*Entries taken from a collection*
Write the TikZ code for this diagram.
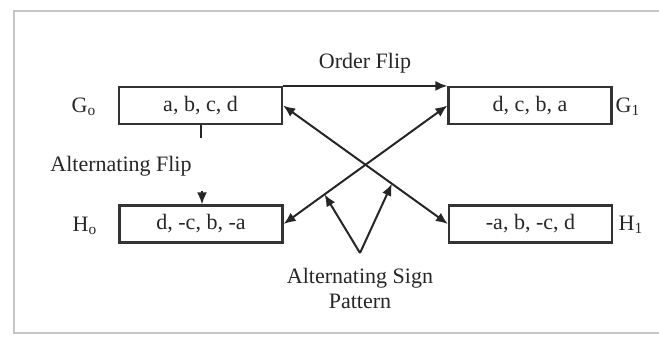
\documentclass[tikz,border=0pt]{standalone}
\usepackage{fontspec}
\setmainfont{Liberation Serif}
\usetikzlibrary{arrows.meta,calc}
\begin{document}
\begin{tikzpicture}[
                  x=0.5pt, y=-0.5pt,
                  font=\fontsize{11}{12.5}\selectfont,
                  every node/.style={text=black!85},
                  seqbox/.style={draw=black!80, line width=1.1pt,
                    minimum width=81.5pt, minimum height=18.5pt, inner sep=0pt},
                  wire/.style={draw=black!85, line width=1pt},
                  onehead/.style={wire, -{Latex[length=6pt,width=5pt]}},
                  twohead/.style={wire, {Latex[length=6pt,width=5pt]}-{Latex[length=6pt,width=5pt]}}
                ]
                  \useasboundingbox (0,0) rectangle (659,338);
                  \draw[gray!45, line width=1pt] (659,11) -- (14,11) -- (14,333) -- (659,333);
                  \node[seqbox] (G0) at (200.5,105.5) {a, b, c, d};
                  \node[seqbox] (G1) at (530,105.5) {d, c, b, a};
                  \node[seqbox] (H0) at (201,224) {d, -c, b, -a};
                  \node[seqbox] (H1) at (530.5,224) {-a, b, -c, d};
                  \node (g0) at (84,107) {G\textsubscript{o}};
                  \node (g1) at (628,107) {G\textsubscript{1}};
                  \node (h0) at (85,226) {H\textsubscript{o}};
                  \node (h1) at (631,225) {H\textsubscript{1}};
                  \node (order) at (365,63) {Order Flip};
                  \node (altflip) at (121,166) {Alternating Flip};
                  \node[align=center] (sign) at (360,288) {Alternating Sign\\Pattern};
                  \coordinate (tick) at (200.5,138);
                  \coordinate (drop) at (202,191);
                  \coordinate (apex) at (360,253);
                  \draw[onehead] (G0.north east) -- (G1.north west);
                  \draw[wire] (G0.south) -- (tick);
                  \draw[onehead] (drop) -- (drop |- H0.north);
                  \draw[twohead] (H0.east) -- (G1.west);
                  \draw[twohead] (G0.east) -- (H1.west);
                  \draw[onehead] (apex) -- ($(H0.east)!0.25!(G1.west)$);
                  \draw[onehead] (apex) -- ($(G0.east)!0.66!(H1.west)$);
                \end{tikzpicture}
\end{document}
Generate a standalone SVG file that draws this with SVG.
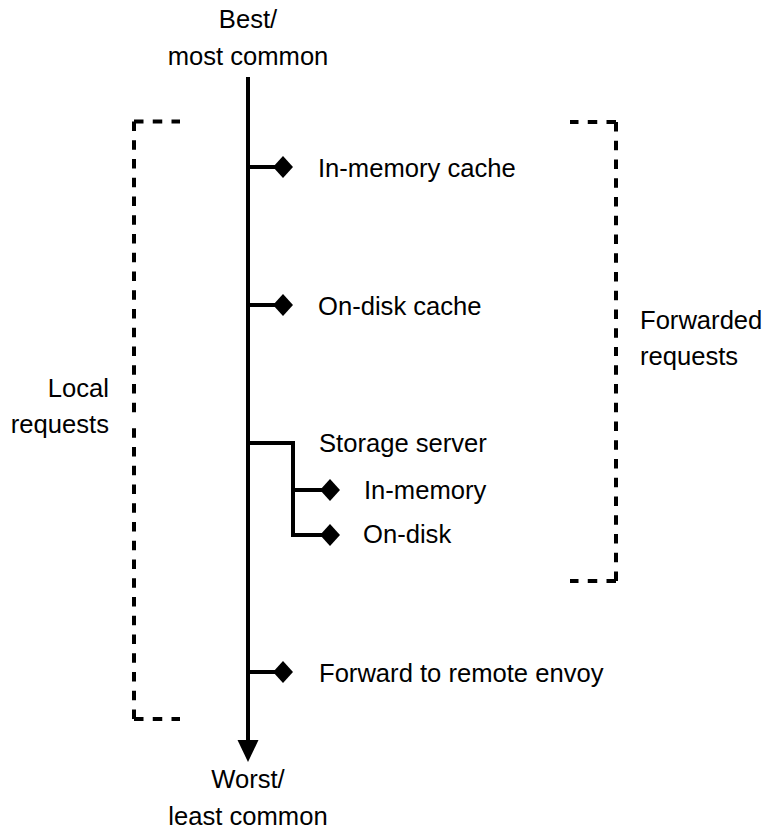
<svg xmlns="http://www.w3.org/2000/svg" width="764" height="830" viewBox="0 0 764 830">
<style>
text{font-family:"Liberation Sans",Arial,sans-serif;font-size:25.6px;fill:#000}
.ln{stroke:#000;stroke-width:4;fill:none}
.dash{stroke:#000;stroke-width:4;fill:none;stroke-dasharray:9.5 9.25}
.dia{fill:#000}
</style>
<defs>
<polygon id="dmd" points="0,-11 10,0 0,11 -10,0"/>
</defs>
<rect width="764" height="830" fill="#fff"/>
<g id="connectors">
<line class="ln" x1="248" y1="77" x2="248" y2="742"/>
<polygon points="237.5,740 258.5,740 248,762" fill="#000"/>
<line class="ln" x1="248" y1="167" x2="276" y2="167"/>
<line class="ln" x1="248" y1="305" x2="276" y2="305"/>
<polyline class="ln" points="248,443 293,443 293,535 322,535"/>
<line class="ln" x1="293" y1="490" x2="322" y2="490"/>
<line class="ln" x1="248" y1="672" x2="276" y2="672"/>
</g>
<g id="start">
<text x="248" y="28" text-anchor="middle">Best/</text>
<text x="248" y="65" text-anchor="middle">most common</text>
</g>
<g id="end">
<text x="248" y="788" text-anchor="middle">Worst/</text>
<text x="248" y="825" text-anchor="middle">least common</text>
</g>
<g id="in-memory-cache">
<use href="#dmd" x="283" y="167"/>
<text x="318" y="177">In-memory cache</text>
</g>
<g id="on-disk-cache">
<use href="#dmd" x="283" y="305"/>
<text x="318" y="315">On-disk cache</text>
</g>
<g id="storage-server">
<text x="319" y="452">Storage server</text>
</g>
<g id="storage-in-memory">
<use href="#dmd" x="330" y="490"/>
<text x="364" y="499">In-memory</text>
</g>
<g id="storage-on-disk">
<use href="#dmd" x="330" y="535"/>
<text x="363" y="543">On-disk</text>
</g>
<g id="forward-remote">
<use href="#dmd" x="283" y="672"/>
<text x="319" y="682">Forward to remote envoy</text>
</g>
<g id="local-requests">
<path class="dash" d="M134,121.5 H180"/>
<path class="dash" d="M134,121.5 V420"/>
<path class="dash" d="M134,719 V420"/>
<path class="dash" d="M134,719 H180"/>
<text x="109" y="397" text-anchor="end">Local</text>
<text x="109" y="433" text-anchor="end">requests</text>
</g>
<g id="forwarded-requests">
<path class="dash" d="M616,122 H570"/>
<path class="dash" d="M616,122 V350"/>
<path class="dash" d="M616,581 V350"/>
<path class="dash" d="M616,581 H570"/>
<text x="640" y="329">Forwarded</text>
<text x="640" y="365">requests</text>
</g>
</svg>
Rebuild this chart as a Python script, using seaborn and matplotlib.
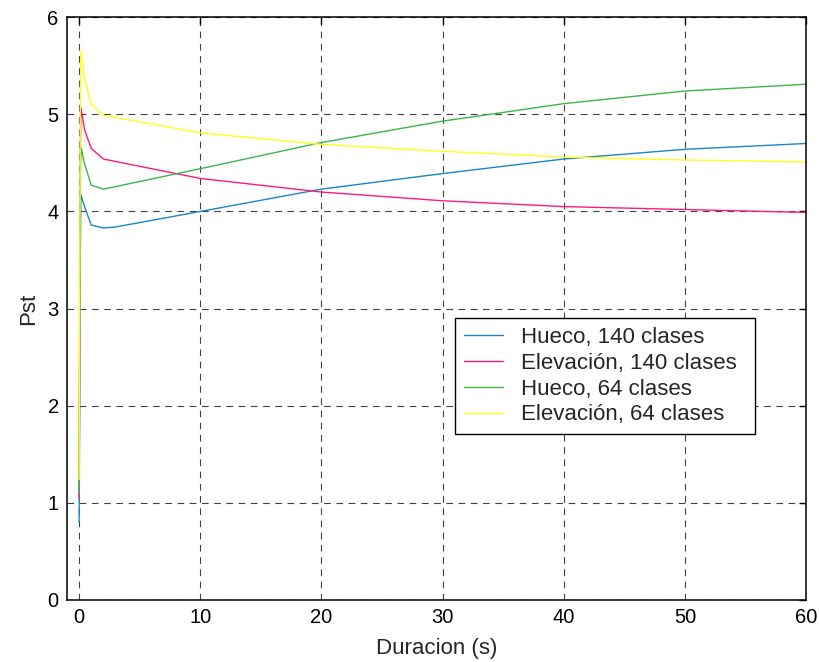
import numpy as np
import pandas as pd
import matplotlib
matplotlib.use("Agg")
import matplotlib.pyplot as plt
import seaborn as sns

# Duration (s) at which Pst was evaluated
duracion = [0, 0.1, 0.15, 0.45, 1, 2, 3, 10, 20, 30, 40, 50, 60]

# Pst for each disturbance type and number of classes
hueco_140 = [0.80, 3.60, 4.17, 4.05, 3.86, 3.83, 3.84, 4.00, 4.23, 4.39, 4.54, 4.64, 4.70]
elevacion_140 = [1.05, 4.60, 5.07, 4.84, 4.65, 4.54, 4.515, 4.34, 4.20, 4.11, 4.05, 4.02, 3.99]
hueco_64 = [1.10, 4.30, 4.66, 4.49, 4.27, 4.23, 4.256, 4.44, 4.71, 4.93, 5.11, 5.24, 5.31]
elevacion_64 = [1.24, 5.10, 5.66, 5.37, 5.10, 4.99, 4.968, 4.81, 4.69, 4.62, 4.56, 4.53, 4.51]

series_labels = ["Hueco, 140 clases", "Elevación, 140 clases",
                 "Hueco, 64 clases", "Elevación, 64 clases"]
series_values = [hueco_140, elevacion_140, hueco_64, elevacion_64]
series_colors = ["#1a86c6", "#ff1a80", "#3db54a", "#ffff1a"]

x_ticks = [0, 10, 20, 30, 40, 50, 60]
y_ticks = [0, 1, 2, 3, 4, 5, 6]

df = pd.concat(
    [pd.DataFrame({"Duracion": duracion, "Pst": vals, "serie": lab})
     for lab, vals in zip(series_labels, series_values)],
    ignore_index=True,
)

sns.set_style("white")
plt.rcParams["font.family"] = ["Liberation Sans", "DejaVu Sans"]
plt.rcParams["font.size"] = 14.5

fig = plt.figure(figsize=(8.2, 6.62), dpi=100)
ax = fig.add_axes([0.0817, 0.0937, 0.9013, 0.8803])

sns.lineplot(data=df, x="Duracion", y="Pst", hue="serie",
             hue_order=series_labels, palette=series_colors,
             estimator=None, sort=False, linewidth=1.0, legend=False, ax=ax)

ax.set_xlim(-1, 60)
ax.set_ylim(0, 6)
ax.set_xticks(x_ticks)
ax.set_yticks(y_ticks)
ax.set_xticklabels([str(v) for v in x_ticks])
ax.set_yticklabels([str(v) for v in y_ticks])
ax.set_xlabel("Duracion (s)", fontsize=16, labelpad=8)
ax.set_ylabel("Pst", fontsize=16, labelpad=6)

ax.grid(True, color="black", linestyle=(0, (6, 5)), linewidth=0.8, alpha=0.75)
ax.set_axisbelow(True)
for sp in ax.spines.values():
    sp.set_visible(True)
    sp.set_color("black")
    sp.set_linewidth(1.1)
ax.tick_params(direction="in", length=5, width=1.0, top=True, right=True,
               labelsize=14.5, colors="black", pad=6)

handles = ax.get_lines()[:4]
leg = ax.legend(handles, series_labels, loc="upper left",
                bbox_to_anchor=(0.525, 0.284, 0.4055, 0.2), mode="expand",
                fontsize=16, frameon=True, fancybox=False, framealpha=1,
                edgecolor="black", handlelength=1.75, handletextpad=0.8,
                labelspacing=0.22, borderpad=0.4, borderaxespad=0)
leg.get_frame().set_linewidth(1.0)

fig.savefig("out.png", dpi=100)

*Aim of the task*
In the listing above, find the line with "Rebuild this chart" and the line with "y_ticks = [0, 1, 2, 3, 4, 5, 6]". Copy exactly those lines and all between them, minus the images.

*Response to this exercise*
Rebuild this chart as a Python script, using seaborn and matplotlib.
import numpy as np
import pandas as pd
import matplotlib
matplotlib.use("Agg")
import matplotlib.pyplot as plt
import seaborn as sns

# Duration (s) at which Pst was evaluated
duracion = [0, 0.1, 0.15, 0.45, 1, 2, 3, 10, 20, 30, 40, 50, 60]

# Pst for each disturbance type and number of classes
hueco_140 = [0.80, 3.60, 4.17, 4.05, 3.86, 3.83, 3.84, 4.00, 4.23, 4.39, 4.54, 4.64, 4.70]
elevacion_140 = [1.05, 4.60, 5.07, 4.84, 4.65, 4.54, 4.515, 4.34, 4.20, 4.11, 4.05, 4.02, 3.99]
hueco_64 = [1.10, 4.30, 4.66, 4.49, 4.27, 4.23, 4.256, 4.44, 4.71, 4.93, 5.11, 5.24, 5.31]
elevacion_64 = [1.24, 5.10, 5.66, 5.37, 5.10, 4.99, 4.968, 4.81, 4.69, 4.62, 4.56, 4.53, 4.51]

series_labels = ["Hueco, 140 clases", "Elevación, 140 clases",
                 "Hueco, 64 clases", "Elevación, 64 clases"]
series_values = [hueco_140, elevacion_140, hueco_64, elevacion_64]
series_colors = ["#1a86c6", "#ff1a80", "#3db54a", "#ffff1a"]

x_ticks = [0, 10, 20, 30, 40, 50, 60]
y_ticks = [0, 1, 2, 3, 4, 5, 6]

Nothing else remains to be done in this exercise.